Yukarıdaki açıklamalar doğrultusunda; dosya içeriğine göre ilk hakaret eyleminin sanık tarafından gerçekleştirildiği ve bir kısım tanıkların katılanın da sanığa hakaret ettiğini beyan ettikleri kabul edilmesine rağmen; olayın mahiyetine göre sanık hakkında verilecek cezadan 5237 sayılı Kanun'un 129 uncu maddesinin üçüncü fıkrası uyarınca indirim yapılabileceği gözetilmeden " ilk hakaret edenin sanık olduğundan şüphe bulunmadığı, olayı başlatan ve hakaret eden sanığın TCK'nun 129/3 maddesinden yararlandırılmasının yerinde olmadığı" şeklindeki kanuni olmayan gerekçeyle yazılı şekilde hüküm kurulması nedeniyle karar hukuka aykırı bulunmuştur.
V. KARAR
Gerekçe bölümünde açıklanan nedenle Yerel Mahkeme kararına yönelik sanık müdafiinin temyiz istemi yerinde görüldüğünden HÜKMÜN, 5271 sayılı Kanun'un 302 nci maddesinin ikinci fıkrası gereği, Tebliğnameye aykırı olarak, oy birliğiyle BOZULMASINA,
Dava dosyasının, 5271 sayılı Kanun'un 304 üncü maddesinin ikinci fıkrası uyarınca Antalya Bölge Adliye Mahkemesi 1. Ceza Dairesine gönderilmek üzere Yargıtay Cumhuriyet Başsavcılığına TEVDİİNE, 07.05.2024 tarihinde karar verildi.
Yargıtay 4. Ceza Dairesi 2022/11704 E. , 2022/21671 K.
"Hakaret suçu mağdurun olmadığı veya mağdurun doğrudan vakıf olamayacağı bir şekilde işlendiğinde gıyapta hakaret suçu oluşmaktadır.
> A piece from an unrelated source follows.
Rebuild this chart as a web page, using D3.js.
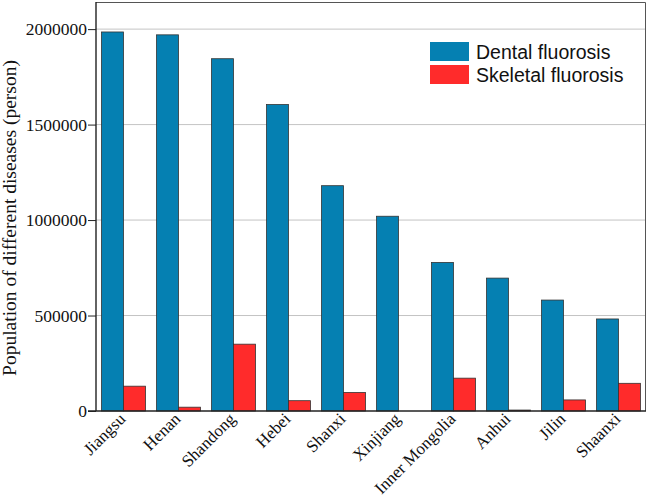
<!DOCTYPE html>
<html>
<head>
<meta charset="utf-8">
<script src="https://cdn.jsdelivr.net/npm/d3@7"></script>
<style>
  body { margin: 0; background: #fff; }
  svg { display: block; }
</style>
</head>
<body>
<div id="chart"></div>
<script>
const provinces = ["Jiangsu", "Henan", "Shandong", "Hebei", "Shanxi", "Xinjiang", "Inner Mongolia", "Anhui", "Jilin", "Shaanxi"];
const dental = [1985000, 1970000, 1845000, 1605000, 1180000, 1020000, 778000, 696000, 581000, 482000];
const skeletal = [130000, 20000, 350000, 54000, 97000, 0, 172000, 5000, 58000, 145000];
const yTicks = [0, 500000, 1000000, 1500000, 2000000];
const seriesNames = ["Dental fluorosis", "Skeletal fluorosis"];
const seriesColors = ["#0580b2", "#ff2b2b"];

const width = 650, height = 497;
const margin = { top: 2, right: 4, bottom: 86, left: 96 };
const innerWidth = width - margin.left - margin.right;
const innerHeight = height - margin.top - margin.bottom;
const serif = "Liberation Serif, Times New Roman, serif";

const rows = provinces.map((p, i) => ({ province: p, values: [dental[i], skeletal[i]] }));

const svg = d3.select("#chart").append("svg")
  .attr("width", width)
  .attr("height", height);
const g = svg.append("g").attr("transform", `translate(${margin.left},${margin.top})`);

const x = d3.scaleBand().domain(provinces).range([0, innerWidth]).paddingInner(0.2).paddingOuter(0.1);
const xs = d3.scaleBand().domain([0, 1]).range([0, x.bandwidth()]);
const y = d3.scaleLinear().domain([0, 2142000]).range([innerHeight, 0]);

// grid
g.selectAll(".grid")
  .data(yTicks.filter((t) => t > 0)).join("line")
  .attr("x1", 0).attr("x2", innerWidth)
  .attr("y1", (d) => y(d)).attr("y2", (d) => y(d))
  .attr("stroke", "#c4c4c4").attr("stroke-width", 1);

// frame (top / right)
g.append("path")
  .attr("d", `M0,0.5H${innerWidth - 0.5}V${innerHeight}`)
  .attr("fill", "none").attr("stroke", "#555").attr("stroke-width", 1);

// bars
const groups = g.selectAll(".grp").data(rows).join("g")
  .attr("transform", (d) => `translate(${x(d.province)},0)`);
groups.selectAll("rect")
  .data((d) => d.values.map((v, i) => ({ v, i })))
  .join("rect")
  .attr("x", (d) => xs(d.i))
  .attr("y", (d) => y(d.v))
  .attr("width", xs.bandwidth())
  .attr("height", (d) => innerHeight - y(d.v))
  .attr("fill", (d) => seriesColors[d.i])
  .attr("stroke", "#333")
  .attr("stroke-width", 0.8);

// y axis
const yAxis = g.append("g")
  .call(d3.axisLeft(y).tickValues(yTicks).tickSize(8).tickPadding(1).tickFormat(d3.format("d")));
yAxis.select(".domain").attr("stroke", "#222").attr("stroke-width", 1.4).attr("d", `M0,0V${innerHeight}`);
yAxis.selectAll(".tick line").attr("stroke", "#222");
yAxis.selectAll("text")
  .attr("font-family", serif)
  .attr("font-size", 17.5).attr("fill", "#111");

// x axis
const xAxis = g.append("g")
  .attr("transform", `translate(0,${innerHeight})`)
  .call(d3.axisBottom(x).tickSize(0).tickPadding(0));
xAxis.select(".domain").attr("stroke", "#222").attr("stroke-width", 1.4).attr("d", `M-8,0H${innerWidth}`);
xAxis.selectAll("text")
  .attr("font-family", serif)
  .attr("font-size", 17).attr("fill", "#111")
  .attr("text-anchor", "end")
  .attr("dy", 0)
  .attr("transform", "translate(3,9) rotate(-45)");

// y label
svg.append("text")
  .attr("transform", `translate(16,218) rotate(-90)`)
  .attr("text-anchor", "middle")
  .attr("font-family", serif)
  .attr("font-size", 19.5).attr("fill", "#111")
  .text("Population of different diseases (person)");

// legend
const legend = svg.append("g").attr("transform", "translate(430,42)");
seriesNames.forEach((name, i) => {
  legend.append("rect")
    .attr("x", 0).attr("y", i * 23)
    .attr("width", 39).attr("height", 19)
    .attr("fill", seriesColors[i]);
  legend.append("text")
    .attr("x", 46).attr("y", i * 23 + 17)
    .attr("font-family", "Liberation Sans, Arial, sans-serif")
    .attr("font-size", 19.5).attr("fill", "#111")
    .text(name);
});
</script>
</body>
</html>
Ancak gıyapta hakaret suçunun cezalandırılması için, failin mağdur dışında toplu veya dağınık en az üç kişiyle ihtilat ederek bu suçu işlemesi gerekmektedir. Suçun faili ihtilatı bilerek ve isteyerek gerçekleştirmelidir. İhtilat kişilerle birebir görüşerek gerçekleşebileceği gibi, üç veya daha fazla kişiye mektup göndermek, telefon etmek, SMS veya e-mail göndermek suretiyle de gerçekleştirilebilir. Ancak ihtilat unsurunun gerçekleşmesi için, failin sözleri en az üç kişinin duyabileceği bir ortamda ve şekilde söylemesi yeterli olmayıp, muhatapların bizzat anlamaları ve vakıf olmaları lazımdır.
Somut olayda, suça sürüklenen çocuğun aralarında bulunduğu grubun slogan atarak mağdura hakaret etmesi şeklinde gerçekleşen eyleminin mağdurun gıyabında gerçekleştiğinin anlaşılması karşısında; 01/06/2014 tarihli tutanakta imzaları bulunan polis memurlarının, ya da olay yerinde bulunan tespit edilecek diğer şahısların tanık sıfatıyla dinlenmeleri ve sonucuna göre hakaret suçunda ihtilat unsurunun oluşup oluşmadığının belirlenmesi gerektiği gözetilmeden eksik incelemeyle mahkumiyet hükmü kurulması,
Kanuna aykırı ve suça sürüklenen ... müdafisinin temyiz nedenleri yerinde görülmekle, tebliğnameye aykırı olarak, HÜKMÜN BOZULMASINA, yargılamanın bozma öncesi aşamadan başlayıp sürdürülüp sonuçlandırılmak üzere dosyanın, 7165 sayılı Kanun’un 8. maddesi ile değişik 5271 sayılı CMK’nin 304/1. maddesi gereğince ... Çocuk Mahkemesi'ne, kararın bir örneğinin ise ... Bölge Adliye Mahkemesi 6. Ceza Dairesi'ne gönderilmesine, 02/11/2022 tarihinde oy çokluğuyla karar verildi.